To me, that is the height of absurdity.  It robs the hero's motivation of any claim to plausibiltiy and, in a fantasy context, plausibility is essential.  When the hero craves excitement...the author is really writing from the reader's point-of-view.  From the hero's point-of-view, things look a lot different.  Think about it.  In real life, would anyone want their true love to be kidnapped by a madman bent on rape and murder?  Would anyone want to find themselves caught in fiendish traps with a very real possibility that they wouldn't escape alive?  Would Captain Kirk want excitement knowing some poor red shirt will probably be flash-fried before it's over?  I think we would all just as soon pass, thanks very much. 

Recently I was reading a novel by Otis Adelbert Kline called Planet of Peril.  Kline was famous as the only pulp author to write Edgar Rice Burroughs imitations which were nearly as good as Burroughs' own.  (He was also Robert E. Howard's agent.  Just thought I'd mention it.)  In the beginning of Planet of Peril the hero is offered the chance to teleport to Venus by exchanging consciousness with a Venusian.  With boyish enthusiasm he accepts.  But here is how the scientist describes the Venusian with which the hero will exchange consciousnesses: "your physical counterpart is a gentleman who has been enslaved by an Amazon ruler -- a princess with no thought save of her own pleasure.  He finds it impossible to escape from bondage, and is therefore willing to make the exchange." 
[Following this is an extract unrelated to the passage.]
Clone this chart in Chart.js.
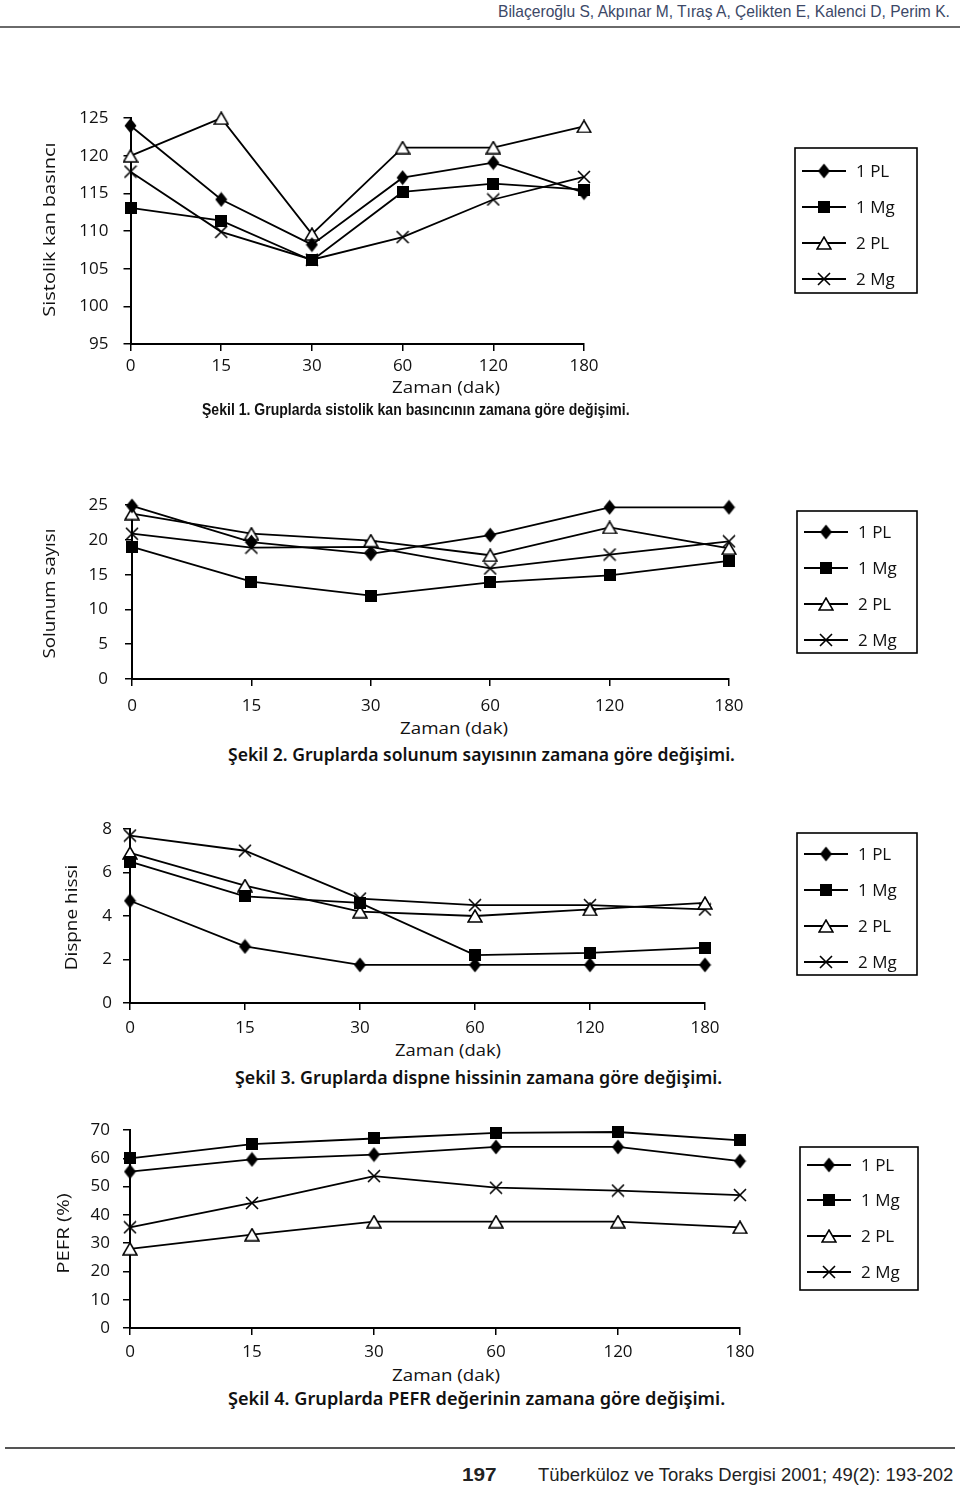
<!DOCTYPE html>
<html><head><meta charset="utf-8">
<script src="https://cdn.jsdelivr.net/npm/chart.js"></script>
<style>
html,body{margin:0;padding:0;background:#fff;}
body{width:960px;height:1488px;position:relative;overflow:hidden;font-family:"Open Sans",sans-serif;color:#111;}
.t{position:absolute;white-space:nowrap;line-height:1;z-index:2;}
canvas{position:absolute;left:0;z-index:1;}
.rule{position:absolute;background:#555;}
</style></head><body>
<canvas id="c1"></canvas>
<canvas id="c2"></canvas>
<canvas id="c3"></canvas>
<canvas id="c4"></canvas>
<div class="rule" style="left:0;top:26px;width:960px;height:2px;background:#6a6a6a"></div>
<div class="rule" style="left:5px;top:1447px;width:950px;height:2px;background:#555"></div>
<script>
// ---------- DATA ----------
const zaman = ['0', '15', '30', '60', '120', '180'];
const gruplar = ['1 PL', '1 Mg', '2 PL', '2 Mg'];

// Şekil 1 – Sistolik kan basıncı
const sistolikEksen = [95, 125, 5];
const sistolik1PL = [124, 114.2, 108.2, 117.1, 119.1, 115.1];
const sistolik1Mg = [113.1, 111.4, 106.1, 115.2, 116.3, 115.5];
const sistolik2PL = [120, 125, 109.6, 121.1, 121.1, 123.9];
const sistolik2Mg = [117.9, 109.9, 106.2, 109.2, 114.2, 117.2];

// Şekil 2 – Solunum sayısı
const solunumEksen = [0, 25, 5];
const solunum1PL = [24.9, 19.7, 18, 20.7, 24.7, 24.7];
const solunum1Mg = [19, 14, 12, 13.9, 14.9, 17];
const solunum2PL = [23.8, 20.9, 19.9, 17.8, 21.8, 18.8];
const solunum2Mg = [20.9, 18.9, 19, 15.9, 17.9, 19.8];

// Şekil 3 – Dispne hissi
const dispneEksen = [0, 8, 2];
const dispne1PL = [4.7, 2.6, 1.75, 1.75, 1.75, 1.75];
const dispne1Mg = [6.5, 4.9, 4.6, 2.2, 2.3, 2.55];
const dispne2PL = [6.9, 5.4, 4.2, 4.0, 4.3, 4.6];
const dispne2Mg = [7.7, 7.0, 4.8, 4.5, 4.5, 4.3];

// Şekil 4 – PEFR (%)
const pefrEksen = [0, 70, 10];
const pefr1PL = [55.3, 59.6, 61.3, 64, 64, 59];
const pefr1Mg = [60, 65, 67, 69, 69.3, 66.3];
const pefr2PL = [28, 33, 37.6, 37.6, 37.6, 35.6];
const pefr2Mg = [35.6, 44.2, 53.7, 49.6, 48.6, 47];

// ---------- MARKERS ----------
function mk(w, h, draw) { const c = document.createElement('canvas'); c.width = w; c.height = h; draw(c.getContext('2d'), w, h); return c; }
const mDiamond = mk(13, 16, (g, w, h) => { g.fillStyle = '#000'; g.beginPath(); g.moveTo(w/2, 0.5); g.lineTo(w-0.5, h/2); g.lineTo(w/2, h-0.5); g.lineTo(0.5, h/2); g.closePath(); g.fill(); });
const mSquare = mk(12, 12, (g, w, h) => { g.fillStyle = '#000'; g.fillRect(0, 0, w, h); });
const mTriangle = mk(16, 14, (g, w, h) => { g.fillStyle = '#fff'; g.strokeStyle = '#000'; g.lineWidth = 1.5; g.beginPath(); g.moveTo(w/2, 1); g.lineTo(w-1, h-1); g.lineTo(1, h-1); g.closePath(); g.fill(); g.stroke(); });
const mCross = mk(14, 14, (g, w, h) => { g.strokeStyle = '#000'; g.lineWidth = 1.6; g.beginPath(); g.moveTo(1, 1); g.lineTo(w-1, h-1); g.moveTo(w-1, 1); g.lineTo(1, h-1); g.stroke(); });
const markers = [mDiamond, mSquare, mTriangle, mCross];

// ---------- LEGEND PLUGIN ----------
const boxLegend = {
  id: 'boxLegend',
  afterDraw(chart, args, o) {
    if (!o || !o.box) return;
    const ctx = chart.ctx, off = o.canvasTop, b = o.box;
    ctx.save();
    ctx.strokeStyle = '#000'; ctx.lineWidth = 1.6;
    ctx.strokeRect(b.x1, b.y1 - off, b.x2 - b.x1, b.y2 - b.y1);
    ctx.font = '17px "Open Sans", sans-serif';
    ctx.fillStyle = '#111'; ctx.textBaseline = 'middle'; ctx.textAlign = 'left';
    chart.data.datasets.forEach((ds, i) => {
      const y = b.rows[i] - off;
      ctx.lineWidth = 1.8; ctx.beginPath();
      ctx.moveTo(b.x1 + 7, y); ctx.lineTo(b.x1 + 51, y); ctx.stroke();
      const m = ds.pointStyle;
      ctx.drawImage(m, b.x1 + 29 - m.width/2, y - m.height/2);
      ctx.fillText(ds.label, b.x1 + 61, y + 1);
    });
    ctx.restore();
  }
};

function build(id, area, eksen, series, pad, box) {
  const canvasTop = area.t - 25;
  const H = area.b + 34 - canvasTop;
  const cv = document.getElementById(id);
  cv.width = 960; cv.height = H; cv.style.top = canvasTop + 'px';
  cv.style.width = '960px'; cv.style.height = H + 'px';
  const tickFont = { family: '"Open Sans", sans-serif', size: 17 };
  new Chart(cv, {
    type: 'line',
    data: {
      labels: zaman,
      datasets: series.map((d, i) => ({
        label: gruplar[i], data: d, borderColor: '#000', borderWidth: 1.8,
        pointStyle: markers[i], pointRadius: 7, pointHoverRadius: 7,
        tension: 0, fill: false, clip: false
      }))
    },
    options: {
      responsive: false, animation: false, devicePixelRatio: 1, events: [],
      layout: { padding: { left: area.l - 60, right: 960 - area.r, top: 25, bottom: 0 } },
      plugins: { legend: { display: false }, tooltip: { enabled: false }, title: { display: false },
        boxLegend: { canvasTop: canvasTop, box: box } },
      scales: {
        x: {
          offset: false,
          grid: { drawOnChartArea: false, drawTicks: true, tickLength: 7, color: '#000', lineWidth: 1.5, offset: false },
          border: { color: '#000', width: 2 },
          ticks: { color: '#111', font: tickFont, padding: pad.x, autoSkip: false, maxRotation: 0 },
          afterFit: s => { s.height = 34; }
        },
        y: {
          min: eksen[0], max: eksen[1],
          grid: { drawOnChartArea: false, drawTicks: true, tickLength: 7, color: '#000', lineWidth: 1.5 },
          border: { color: '#000', width: 2 },
          ticks: { color: '#111', font: tickFont, padding: pad.y, stepSize: eksen[2] },
          afterFit: s => { s.width = 60; }
        }
      }
    },
    plugins: [boxLegend]
  });
}

build('c1', { l: 130.5, r: 584, t: 118, b: 344 }, sistolikEksen,
  [sistolik1PL, sistolik1Mg, sistolik2PL, sistolik2Mg], { x: 5, y: 15 },
  { x1: 795, y1: 148, x2: 917, y2: 293, rows: [171, 207, 243, 279] });
build('c2', { l: 132, r: 729, t: 503, b: 679 }, solunumEksen,
  [solunum1PL, solunum1Mg, solunum2PL, solunum2Mg], { x: 10, y: 17 },
  { x1: 797, y1: 511, x2: 917, y2: 653, rows: [532, 568, 604, 640] });
build('c3', { l: 130, r: 705, t: 829, b: 1003 }, dispneEksen,
  [dispne1PL, dispne1Mg, dispne2PL, dispne2Mg], { x: 8, y: 11 },
  { x1: 797, y1: 833, x2: 917, y2: 975, rows: [854, 890, 926, 962] });
build('c4', { l: 130, r: 740, t: 1130, b: 1328 }, pefrEksen,
  [pefr1PL, pefr1Mg, pefr2PL, pefr2Mg], { x: 7, y: 13 },
  { x1: 800, y1: 1147, x2: 918, y2: 1290, rows: [1165, 1200, 1236, 1272] });

// ---------- TEXT ----------
function txt(s, o) {
  const d = document.createElement('div');
  d.className = 't'; d.textContent = s; d.style.font = o.font;
  if (o.color) d.style.color = o.color;
  document.body.appendChild(d);
  const w = d.offsetWidth, h = d.offsetHeight;
  if (o.rot) {
    const k = o.len ? o.len / w : 1;
    d.style.left = (o.cx - w/2) + 'px'; d.style.top = (o.cy - h/2) + 'px';
    d.style.transform = 'rotate(-90deg) scaleX(' + k + ')';
  } else {
    const k = o.x2 ? (o.x2 - o.x1) / w : 1;
    d.style.left = o.x1 + 'px'; d.style.top = (o.cy - h/2) + 'px';
    d.style.transformOrigin = 'left center'; d.style.transform = 'scaleX(' + k + ')';
  }
}
const F = '17px "Open Sans", sans-serif';
const CAP = '600 17px "Noto Sans", sans-serif';
const CAP1 = '600 16.5px "Liberation Sans Narrow", "Liberation Sans", sans-serif';
const NAR = '17px "Liberation Sans Narrow", "Liberation Sans", sans-serif';

txt('Bilaçeroğlu S, Akpınar M, Tıraş A, Çelikten E, Kalenci D, Perim K.', { font: NAR, x1: 498, x2: 950, cy: 12, color: '#3c4867' });

txt('Sistolik kan basıncı', { font: F, rot: true, cx: 48, cy: 229, len: 174 });
txt('Zaman (dak)', { font: F, x1: 392, x2: 500, cy: 386 });
txt('Şekil 1. Gruplarda sistolik kan basıncının zamana göre değişimi.', { font: CAP1, x1: 202, x2: 630, cy: 409 });

txt('Solunum sayısı', { font: F, rot: true, cx: 48, cy: 593, len: 130 });
txt('Zaman (dak)', { font: F, x1: 400, x2: 508, cy: 727 });
txt('Şekil 2. Gruplarda solunum sayısının zamana göre değişimi.', { font: CAP, x1: 228, x2: 735, cy: 754 });

txt('Dispne hissi', { font: F, rot: true, cx: 70, cy: 917, len: 106 });
txt('Zaman (dak)', { font: F, x1: 395, x2: 501, cy: 1049 });
txt('Şekil 3. Gruplarda dispne hissinin zamana göre değişimi.', { font: CAP, x1: 235, x2: 722, cy: 1077 });

txt('PEFR (%)', { font: F, rot: true, cx: 62, cy: 1233, len: 80 });
txt('Zaman (dak)', { font: F, x1: 392, x2: 500, cy: 1374 });
txt('Şekil 4. Gruplarda PEFR değerinin zamana göre değişimi.', { font: CAP, x1: 228, x2: 725, cy: 1398 });

txt('197', { font: 'bold 19px "Liberation Sans Narrow", "Liberation Sans", sans-serif', x1: 462, x2: 497, cy: 1475, color: '#222' });
txt('Tüberküloz ve Toraks Dergisi 2001; 49(2): 193-202', { font: '19px "Liberation Sans Narrow", "Liberation Sans", sans-serif', x1: 538, x2: 953, cy: 1475, color: '#222' });
</script>
</body></html>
Yikes!  Honestly, I know that description promises loads of lascivious thrills, but surely any real person would run screaming rather than trade places with a slave to some nutty Amazon dominatrix.  The Venusian slave was so desperate to escape he was willing to trade consciousnesses with an Earth man.  Shouldn't the hero have taken that as a clue? 

Burroughs rarely made that mistake.  No matter how exciting were his stories, they usually began with John Carter of Mars (or whomever) assuring the reader that, had he known what was to come, he would never have embarked upon the journey about which you are about to read, blah, blah, blah...

This point is neatly illustrated by the Chinese curse with which I began this editorial.  "May you live in interesting times."  (See how I bring it all around?  And you thought I was just a pretty face.)  Interesting times are fun to read about, but they are not so fun to experience in person.  One man's "interesting" is another man's Alien: Resurrection (ie. an unpleasant experience best done without).  Remember that the next time you are writing an adventure story.  Or the next time you are offered the chance to trade places with the slave of a Venusian Amazon dominatrix.

Although it probably wouldn't hurt to get her number.  Just in case.